**EXERCISE INSTRUCTIONS**
Please write the listing below out again exactly, leaving every picture behind.

--- Begin MATERIAL PROVIDED ---

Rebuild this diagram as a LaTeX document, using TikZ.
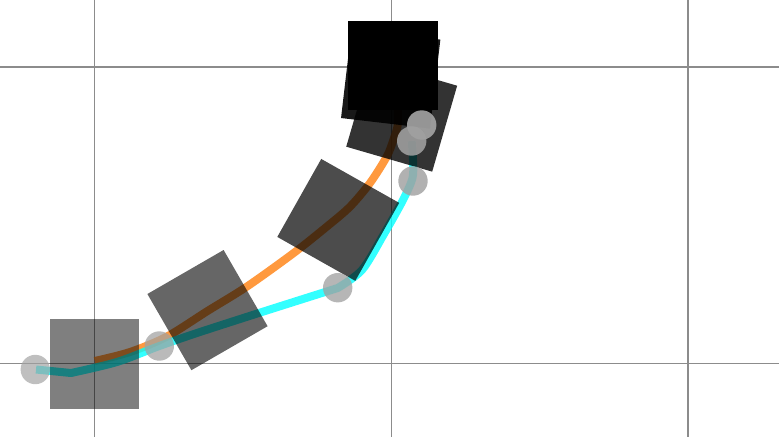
\documentclass[tikz,border=0pt]{standalone}
\definecolor{taborange}{HTML}{FF7F0E}
\definecolor{aqua}{rgb}{0,1,1}
\definecolor{gridgray}{gray}{0.55}
\definecolor{markgray}{gray}{0.63}
\begin{document}
\begin{tikzpicture}[x=1pt,y=-1pt,
  gridline/.style={draw=gridgray,line width=1.1pt},
  orangepath/.style={draw=taborange,draw opacity=0.8,line width=8pt,line join=round},
  cyanpath/.style={draw=aqua,draw opacity=0.8,line width=8pt,line join=round},
  posebox/.style={fill=black,fill opacity=#1},
  marker/.style={fill=markgray,fill opacity=#1}]
\useasboundingbox (0,0) rectangle (779,437);
% grid
\draw[gridline] (94.7,0) -- (94.7,437);
\draw[gridline] (391.3,0) -- (391.3,437);
\draw[gridline] (688,0) -- (688,437);
\draw[gridline] (0,67) -- (779,67);
\draw[gridline] (0,363.3) -- (779,363.3);
% trajectories
\draw[orangepath] plot[smooth,tension=0.5] coordinates {(94.7,361) (130,352) (166.7,336.7) (207.5,311) (246.7,286.7) (293.3,253.3) (326.7,226.7) (350,206.7) (370,183) (386.7,156.7) (393.3,140) (398,123) (397,95) (393.3,65.3)};
\draw[cyanpath] (36,369.5) -- (71,373) -- plot[smooth,tension=0.5] coordinates {(71,373) (117,362) (159.3,346) (200,332) (262,312) (337.7,288)} -- plot[smooth,tension=0.5] coordinates {(337.7,288) (362,270) (384,234) (403,200) (412.5,178) (413,160) (411.7,141)};
% poses
\fill[posebox=0.5,shift={(94.7,363.8)},rotate=0] (-44.75,-44.75) rectangle (44.75,44.75);
\fill[posebox=0.6,shift={(207.5,310.1)},rotate=30] (-44,-44) rectangle (44,44);
\fill[posebox=0.7,shift={(338.25,219.9)},rotate=60.6] (-44.75,-44.75) rectangle (44.75,44.75);
\fill[posebox=0.8,shift={(401.7,116.2)},rotate=73.8] (-44.75,-44.75) rectangle (44.75,44.75);
\fill[posebox=0.9,shift={(390.7,78.8)},rotate=83.3] (-44.75,-44.75) rectangle (44.75,44.75);
\fill[posebox=1.0,shift={(393.3,65.3)},rotate=0] (-45,-44.7) rectangle (45,44.7);
% markers
\fill[marker=0.68] (35.3,369.5) circle[radius=14.7];
\fill[marker=0.73] (159.3,346) circle[radius=14.7];
\fill[marker=0.78] (337.7,287.7) circle[radius=14.7];
\fill[marker=0.83] (413,181) circle[radius=14.7];
\fill[marker=0.88] (411.7,141) circle[radius=14.7];
\fill[marker=0.93] (421.7,125) circle[radius=14.7];
\end{tikzpicture}
\end{document}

--- End MATERIAL PROVIDED ---

**WORKED ANSWER**
Rebuild this diagram as a LaTeX document, using TikZ.
\documentclass[tikz,border=0pt]{standalone}
\definecolor{taborange}{HTML}{FF7F0E}
\definecolor{aqua}{rgb}{0,1,1}
\definecolor{gridgray}{gray}{0.55}
\definecolor{markgray}{gray}{0.63}
\begin{document}
\begin{tikzpicture}[x=1pt,y=-1pt,
  gridline/.style={draw=gridgray,line width=1.1pt},
  orangepath/.style={draw=taborange,draw opacity=0.8,line width=8pt,line join=round},
  cyanpath/.style={draw=aqua,draw opacity=0.8,line width=8pt,line join=round},
  posebox/.style={fill=black,fill opacity=#1},
  marker/.style={fill=markgray,fill opacity=#1}]
\useasboundingbox (0,0) rectangle (779,437);
% grid
\draw[gridline] (94.7,0) -- (94.7,437);
\draw[gridline] (391.3,0) -- (391.3,437);
\draw[gridline] (688,0) -- (688,437);
\draw[gridline] (0,67) -- (779,67);
\draw[gridline] (0,363.3) -- (779,363.3);
% trajectories
\draw[orangepath] plot[smooth,tension=0.5] coordinates {(94.7,361) (130,352) (166.7,336.7) (207.5,311) (246.7,286.7) (293.3,253.3) (326.7,226.7) (350,206.7) (370,183) (386.7,156.7) (393.3,140) (398,123) (397,95) (393.3,65.3)};
\draw[cyanpath] (36,369.5) -- (71,373) -- plot[smooth,tension=0.5] coordinates {(71,373) (117,362) (159.3,346) (200,332) (262,312) (337.7,288)} -- plot[smooth,tension=0.5] coordinates {(337.7,288) (362,270) (384,234) (403,200) (412.5,178) (413,160) (411.7,141)};
% poses
\fill[posebox=0.5,shift={(94.7,363.8)},rotate=0] (-44.75,-44.75) rectangle (44.75,44.75);
\fill[posebox=0.6,shift={(207.5,310.1)},rotate=30] (-44,-44) rectangle (44,44);
\fill[posebox=0.7,shift={(338.25,219.9)},rotate=60.6] (-44.75,-44.75) rectangle (44.75,44.75);
\fill[posebox=0.8,shift={(401.7,116.2)},rotate=73.8] (-44.75,-44.75) rectangle (44.75,44.75);
\fill[posebox=0.9,shift={(390.7,78.8)},rotate=83.3] (-44.75,-44.75) rectangle (44.75,44.75);
\fill[posebox=1.0,shift={(393.3,65.3)},rotate=0] (-45,-44.7) rectangle (45,44.7);
% markers
\fill[marker=0.68] (35.3,369.5) circle[radius=14.7];
\fill[marker=0.73] (159.3,346) circle[radius=14.7];
\fill[marker=0.78] (337.7,287.7) circle[radius=14.7];
\fill[marker=0.83] (413,181) circle[radius=14.7];
\fill[marker=0.88] (411.7,141) circle[radius=14.7];
\fill[marker=0.93] (421.7,125) circle[radius=14.7];
\end{tikzpicture}
\end{document}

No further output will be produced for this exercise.